Além disso, ainda há alguns problemas na defesa cruzeirense. Egídio erra muitos passes, alguns com o time avançando o posicionamento para começar a ofensiva, e Dedé e Bruno Rodrigo tem errado alguns fundamentos, proporcionando chances em demasiado para os atacantes adversários, principalmente Dedé, que tem se mostrado um tanto estabanado para dar o bote. Felizmente, a fase ruim do São Paulo ajudou a tirar a concentração dos atacantes na hora de concluir.

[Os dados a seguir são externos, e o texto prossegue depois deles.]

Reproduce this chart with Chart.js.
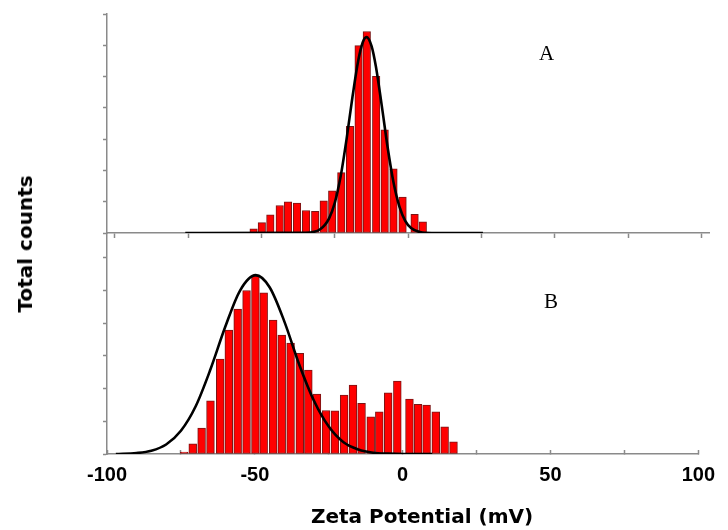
<!DOCTYPE html>
<html>
<head>
<meta charset="utf-8">
<script src="https://cdn.jsdelivr.net/npm/chart.js@4"></script>
<style>
  body{margin:0;background:#fff;}
  #wrap{position:relative;width:728px;height:530px;overflow:hidden;}
  canvas{position:absolute;left:0;}
  .lbl{position:absolute;font-family:"DejaVu Sans",sans-serif;font-weight:bold;color:#000;white-space:nowrap;}
  .pan{position:absolute;font-family:"Liberation Serif",serif;font-size:21px;color:#000;}
</style>
</head>
<body>
<div id="wrap">
  <canvas id="chartA" width="728" height="250" style="top:0"></canvas>
  <canvas id="chartB" width="728" height="310" style="top:220px"></canvas>
  <div class="pan" style="left:539px;top:41px">A</div>
  <div class="pan" style="left:544px;top:289px">B</div>
  <div class="lbl" style="font-size:20px;left:25px;top:244px;transform:translate(-50%,-50%) rotate(-90deg)">Total counts</div>
  <div class="lbl" style="font-size:20px;left:422px;top:516px;transform:translate(-50%,-50%)">Zeta Potential (mV)</div>
</div>
<script>
// panel A : histogram + fit
var zetaA=[-52.7,-49.9,-47.0,-43.8,-41.0,-37.9,-34.8,-31.7,-28.8,-25.9,-22.8,-19.8,-16.9,-14.1,-10.9,-8.0,-5.0,-1.9,2.2,5.0]
var countsA=[1.3,3.3,5.8,8.8,10.0,9.6,7.2,6.9,10.3,13.5,19.3,34.1,59.9,64.4,50.1,33.0,20.5,11.5,6.0,3.6]
var fitXA=[-76,-35,-30,-27,-25,-23,-21,-19,-17,-15.5,-14.2,-12.5,-11,-9,-7,-5,-3,-1,1,4,8,25.5]
var fitYA=[0,0.1,1.2,4.6,9.7,18.2,30.0,43.4,55.2,60.9,62.6,59.8,53.2,40.7,27.4,16.2,8.5,3.9,1.6,0.3,0,0]

// panel B
var zetaB=[-73.9,-71.0,-68.0,-65.0,-61.7,-58.8,-55.8,-52.8,-49.8,-47.0,-43.8,-40.9,-37.9,-34.8,-31.9,-29.0,-25.9,-22.9,-19.8,-16.8,-13.9,-10.8,-7.9,-4.9,-1.8,2.3,5.2,8.1,11.2,14.2,17.2]
var countsB=[0.6,3.1,7.9,16.3,29.0,37.9,44.3,50.0,54.4,49.3,41.0,36.4,33.9,30.8,25.7,18.3,13.3,13.2,18.0,21.1,15.5,11.4,12.9,18.7,22.3,16.8,15.2,15.0,12.9,8.3,3.7]
var fitXB=[-97,-90,-85,-80,-75,-70,-65,-60,-55,-49.7,-45,-40,-35,-30,-25,-20,-15,-10,-5,0,10]
var fitYB=[0,0.3,1.0,2.9,7.1,14.6,25.9,38.9,50.0,54.7,51.0,40.5,27.4,16.3,8.4,3.6,1.4,0.4,0.1,0,0]

var xTicks=[-100,-75,-50,-25,0,25,50,75,100]
var xLabels=[-100,-50,0,50,100]

function pts(xs,ys){
  return xs.map(function(x,i){return {x:x,y:ys[i]}})
}
function setTicks(list){
  return function(s){ s.ticks=list.map(function(v){return {value:v}}) }
}
var axisGray='#8a8a8a'

function makeChart(id,opt){
  return new Chart(document.getElementById(id),{
    type:'bar',
    data:{datasets:[
      {
        type:'line',
        data:pts(opt.fx,opt.fy),
        borderColor:'#000',
        borderWidth:2.6,
        pointRadius:0,
        cubicInterpolationMode:'monotone',
        order:0
      },
      {
        data:pts(opt.bx,opt.by),
        backgroundColor:'#ff0000',
        borderColor:'#7a1515',
        borderWidth:1,
        borderSkipped:false,
        barThickness:opt.bw,
        order:1
      }
    ]},
    options:{
      responsive:false,
      animation:false,
      events:[],
      layout:{padding:opt.pad},
      plugins:{legend:{display:false},tooltip:{enabled:false}},
      scales:{
        x:{
          type:'linear',
          min:opt.xmin,max:opt.xmax,
          offset:false,
          afterBuildTicks:setTicks(xTicks),
          afterFit:function(s){s.height=opt.xh},
          border:{color:axisGray,width:1.5},
          grid:{offset:false,drawOnChartArea:false,color:axisGray,tickLength:opt.tl,tickWidth:1.5},
          ticks:{
            display:opt.xlab,
            autoSkip:false,
            maxRotation:0,
            padding:13,
            color:'#000',
            font:{family:'Liberation Sans',weight:'bold',size:20},
            callback:function(v){return xLabels.indexOf(v)>=0?String(v):''}
          }
        },
        y:{
          min:0,max:opt.ymax,
          afterBuildTicks:setTicks(opt.yt),
          afterFit:function(s){s.width=107},
          border:{color:axisGray,width:1.5},
          grid:{offset:false,drawOnChartArea:false,color:axisGray,tickLength:4,tickWidth:1.5},
          ticks:{display:false}
        }
      }
    }
  })
}

makeChart('chartA',{
  bx:zetaA,by:countsA,fx:fitXA,fy:fitYA,bw:7.5,
  xmin:-102.7,xmax:102.6,ymax:70,
  yt:[0,10,20,30,40,50,60,70],
  pad:{top:14,right:19,left:0,bottom:0},
  xh:17,tl:5,xlab:false
})
makeChart('chartB',{
  bx:zetaB,by:countsB,fx:fitXB,fy:fitYB,bw:7.8,
  xmin:-100,xmax:100,ymax:67.6,
  yt:[0,10,20,30,40,50,60],
  pad:{top:13,right:20,left:0,bottom:0},
  xh:76,tl:-4,xlab:true
})
</script>
</body>
</html>
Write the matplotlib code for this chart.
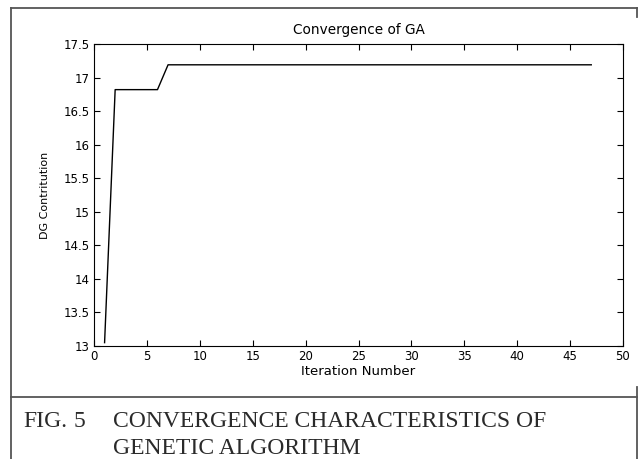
# -*- coding: utf-8 -*-
from matplotlib import pyplot as plt
from matplotlib.lines import Line2D

# GA convergence: best DG contribution per iteration
iteraciones = list(range(1, 48))
valores = [13.05] + [16.82] * 5 + [17.19] * 41

x_ticks = [0, 5, 10, 15, 20, 25, 30, 35, 40, 45, 50]
y_ticks = [13, 13.5, 14, 14.5, 15, 15.5, 16, 16.5, 17, 17.5]

W, H = 640, 459
fig = plt.figure(figsize=(W / 100, H / 100), dpi=100)

def px(x0, y0, x1, y1):
    # helper: a frame line given in pixel coords
    fig.add_artist(Line2D([x0 / W, x1 / W], [1 - y0 / H, 1 - y1 / H],
                          color='#555555', lw=1.3, transform=fig.transFigure))

#MARCO
px(11, 8, 637, 8)
px(637, 8, 637, 17)
px(11, 8, 11, 459)
px(11, 397, 637, 397)
px(637, 387, 637, 459)

ax = fig.add_axes([94 / W, 1 - 346 / H, (623 - 94) / W, (346 - 44) / H])
ax.plot(iteraciones, valores, color='black', lw=1.0)
ax.set_xlim(0, 50)
ax.set_ylim(13, 17.5)
ax.set_xticks(x_ticks)
ax.set_yticks(y_ticks)
ax.set_yticklabels([('%g' % v) for v in y_ticks])
ax.tick_params(direction='in', top=True, right=True, length=4, width=0.8,
               labelsize=8.5, pad=3)
for s in ax.spines.values():
    s.set_linewidth(0.8)
ax.set_title('Convergence of GA', fontsize=9.8, pad=7)
ax.set_xlabel('Iteration Number', fontsize=9.5, labelpad=1)
ax.set_ylabel('DG Contritution', fontsize=8, labelpad=10)

#LEYENDA DE LA FIGURA
cap = dict(family='Liberation Serif', fontsize=17, color='#2a2a2a', va='baseline')
fig.text(23 / W, 1 - 427 / H, 'FIG.', **cap)
fig.text(74 / W, 1 - 427 / H, '5', **cap)
fig.text(113 / W, 1 - 427 / H, 'CONVERGENCE CHARACTERISTICS OF', **cap)
fig.text(113 / W, 1 - 454 / H, 'GENETIC ALGORITHM', **cap)

plt.savefig('out.png', dpi=100)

No entanto, a equipe vem mostrando que assimilou o jeito de jogar e parece estar bem confortável com o sistema — o que é surpreendente para um trabalho de apenas sete meses. Mayke vem agradando muito no quesito defensivo –o lateral foi o segundo melhor em campo de acordo com o WhoScored.com, atrás de Luan, por razões óbvias. E o ataque vem mudando com frequência sem perder a eficácia, mas ainda gostaria de ver Everton Ribeiro como nosso meia central. Com a provável chegada de Júlio Baptista, isso pode ser mais difícil de acontecer.

Agora é o Superclássico. Independentemente do resultado do meio de semana, será mais um bom teste para a equipe, o primeiro bom teste no Mineirão neste campeonato. Até agora, o Cruzeiro vem sendo aprovado em quase todos os grandes jogos. E, se continuar assim e melhorar pequenos pontos aqui e ali, com certeza será aprovado em mais um.